### Records for this task
▬▬▬
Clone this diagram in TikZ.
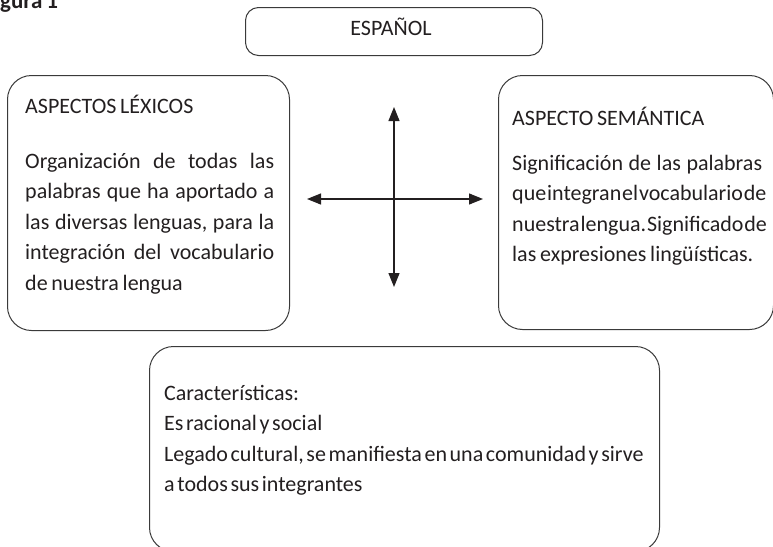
\documentclass[tikz,border=0pt]{standalone}
\usepackage{fontspec}
\setmainfont{Carlito}[WordSpace=0.55]
\usetikzlibrary{arrows.meta,positioning}
\definecolor{ink}{HTML}{231F20}
\definecolor{edge}{HTML}{3A3A3A}
% one justified line of a given width
\newcommand{\justline}[2]{\leavevmode\hbox to #1{\spaceskip=0.17em plus 1fil minus 0.13em\relax#2}}

\begin{document}
\begin{tikzpicture}[x=1pt,y=-1pt,>={Triangle[length=14pt,width=11pt]},
  every node/.style={text=ink,inner sep=0pt},
  txt/.style={font=\fontsize{22}{30.5}\selectfont,anchor=base west,align=left,text width=320pt,
    execute at begin node={\frenchspacing\spaceskip=0.17em\relax}},
  box/.style={draw=edge,line width=1pt,rounded corners=24pt,anchor=north west}]
\useasboundingbox (0,0) rectangle (773,546);
\node[txt,font=\bfseries\fontsize{23}{24}\selectfont] (fig) at (0,9) {gura 1};
% title
\node[box,rounded corners=13pt,minimum width=297pt,minimum height=48pt] (esp) at (245,7) {};
\node[txt,anchor=base,text width=] (esptxt) at (391,35) {ESPAÑOL};
% left and right boxes
\node[box,minimum width=282pt,minimum height=255pt] (lexbox) at (7,75) {};
\node[txt] (lexhead) at (25,113) {ASPECTOS LÉXICOS};
\node[txt] (lexbody) at (25,168)
  {\justline{249pt}{Organización de todas las}\\
   \justline{249pt}{palabras que ha aportado a}\\
   \justline{249pt}{las diversas lenguas, para la}\\
   \justline{249pt}{integración del vocabulario}\\
   de nuestra lengua};
\node[box,minimum width=275pt,minimum height=254pt] (sembox) at (498,75) {};
\node[txt] (semhead) at (512,125) {ASPECTO SEMÁNTICA};
\node[txt] (sembody) at (512,170)
  {\justline{250pt}{Significación de las palabras}\\
   \justline{250pt}{que integran el vocabulario de}\\
   \justline{250pt}{nuestra lengua. Significado de}\\
   las expresiones lingüísticas.};
% bottom box
\node[box,minimum width=510pt,minimum height=205pt] (carbox) at (149,346) {};
\node[txt,text width=490pt,execute at begin node={\spaceskip=0.12em\relax}] (carbody) at (164,400)
  {Características:\\Es racional y social\\Legado cultural, se manifiesta en una comunidad y sirve\\a todos sus integrantes};
% cross
\coordinate (up) at (394,107);
\coordinate (down) at (394,287);
\coordinate (lft) at (307,199);
\coordinate (rgt) at (483,199);
\draw[<->,line width=1.2pt,ink] (lft) -- (rgt);
\draw[<->,line width=1.2pt,ink] (down) -- (up);
\end{tikzpicture}
\end{document}
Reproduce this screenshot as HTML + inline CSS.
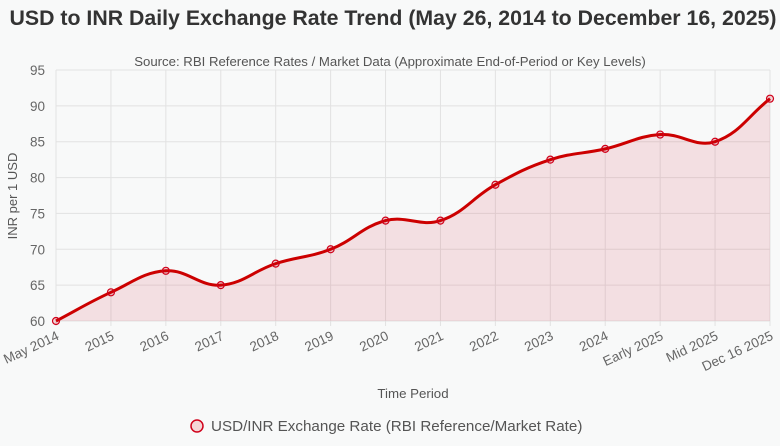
<!DOCTYPE html>
<html><head><meta charset="utf-8"><style>
body{margin:0;background:#f8f9f9;font-family:"Liberation Sans",sans-serif;}
svg{display:block}
</style></head><body>
<svg width="780" height="446" xmlns="http://www.w3.org/2000/svg">
<text x="393" y="25" text-anchor="middle" font-size="21.3" font-weight="bold" fill="#333">USD to INR Daily Exchange Rate Trend (May 26, 2014 to December 16, 2025)</text>
<text x="390" y="66" text-anchor="middle" font-size="13.2" fill="#555">Source: RBI Reference Rates / Market Data (Approximate End-of-Period or Key Levels)</text>
<g id="grid"></g><g id="plot"></g><g id="axes"></g>
<text x="413" y="398" text-anchor="middle" font-size="13.3" fill="#555">Time Period</text>
<text transform="translate(17,196) rotate(-90)" text-anchor="middle" font-size="13" fill="#555">INR per 1 USD</text>
<g>
<circle cx="197" cy="426" r="6" fill="#f5d5d7" stroke="#d0021b" stroke-width="1.5"/>
<text x="211" y="431" font-size="15.2" fill="#555">USD/INR Exchange Rate (RBI Reference/Market Rate)</text>
</g>
</svg>
<script>
const categories=["May 2014","2015","2016","2017","2018","2019","2020","2021","2022","2023","2024","Early 2025","Mid 2025","Dec 16 2025"];
const rates=[60,64,67,65,68,70,74,74,79,82.5,84,86,85,91];
const yTicks=[60,65,70,75,80,85,90,95];
const L=56,R=770,T=70,B=321,yMin=60,yMax=95;
const ns="http://www.w3.org/2000/svg";
const xs=i=>L+i*(R-L)/(categories.length-1);
const ys=v=>B-(v-yMin)/(yMax-yMin)*(B-T);
function mk(t,a,p){const e=document.createElementNS(ns,t);for(const k in a)e.setAttribute(k,a[k]);p.appendChild(e);return e;}
const grid=document.getElementById('grid'),plot=document.getElementById('plot'),axes=document.getElementById('axes');
yTicks.forEach(v=>{
const l=mk('line',{x1:L,x2:R,y1:ys(v),y2:ys(v),stroke:'#e2e2e2'},grid);


const t=mk('text',{x:L-11,y:ys(v)+5,'text-anchor':'end','font-size':13.5,fill:'#666'},axes);
t.textContent=v;


});
categories.forEach((c,i)=>{
const l=mk('line',{x1:xs(i),x2:xs(i),y1:T,y2:B+5,stroke:'#e2e2e2'},grid);


const t=mk('text',{transform:`translate(${xs(i)+4},${B+18}) rotate(-25)`,'text-anchor':'end','font-size':13.5,fill:'#666'},axes);
t.textContent=c;


});
const pts=rates.map((v,i)=>[xs(i),ys(v)]);
const ten=0.4;
function cps(i){const p=pts[Math.max(i-1,0)],c=pts[i],n=pts[Math.min(i+1,pts.length-1)];
const d01=Math.hypot(c[0]-p[0],c[1]-p[1]),d12=Math.hypot(n[0]-c[0],n[1]-c[1]);
let s01=d01/(d01+d12)||0,s12=d12/(d01+d12)||0;const fa=ten*s01,fb=ten*s12;
return [[c[0]-fa*(n[0]-p[0]),c[1]-fa*(n[1]-p[1])],[c[0]+fb*(n[0]-p[0]),c[1]+fb*(n[1]-p[1])]];}
const cp=pts.map((_,i)=>cps(i));
let d=`M${pts[0][0]},${pts[0][1]}`;
for(let i=1;i<pts.length;i++){const a=cp[i-1][1],b=cp[i][0];d+=` C${a[0]},${a[1]} ${b[0]},${b[1]} ${pts[i][0]},${pts[i][1]}`;}
const area=mk('path',{d:d+` L${pts[pts.length-1][0]},${B} L${pts[0][0]},${B} Z`,fill:'rgba(208,2,27,0.1)'},plot);


const line=mk('path',{d:d,fill:'none',stroke:'#cc0000','stroke-width':3},plot);


pts.forEach(p=>{const c=mk('circle',{cx:p[0],cy:p[1],r:3.5,fill:'rgba(208,2,27,0.15)',stroke:'#d0021b','stroke-width':1.2},plot);

});
</script>
</body></html>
▬▬▬
### Prompt
From the first line of the material down to the line containing "plus 1fil minus", inclusive, return each line exactly, skipping any picture.

### Full output
Clone this diagram in TikZ.
\documentclass[tikz,border=0pt]{standalone}
\usepackage{fontspec}
\setmainfont{Carlito}[WordSpace=0.55]
\usetikzlibrary{arrows.meta,positioning}
\definecolor{ink}{HTML}{231F20}
\definecolor{edge}{HTML}{3A3A3A}
% one justified line of a given width
\newcommand{\justline}[2]{\leavevmode\hbox to #1{\spaceskip=0.17em plus 1fil minus 0.13em\relax#2}}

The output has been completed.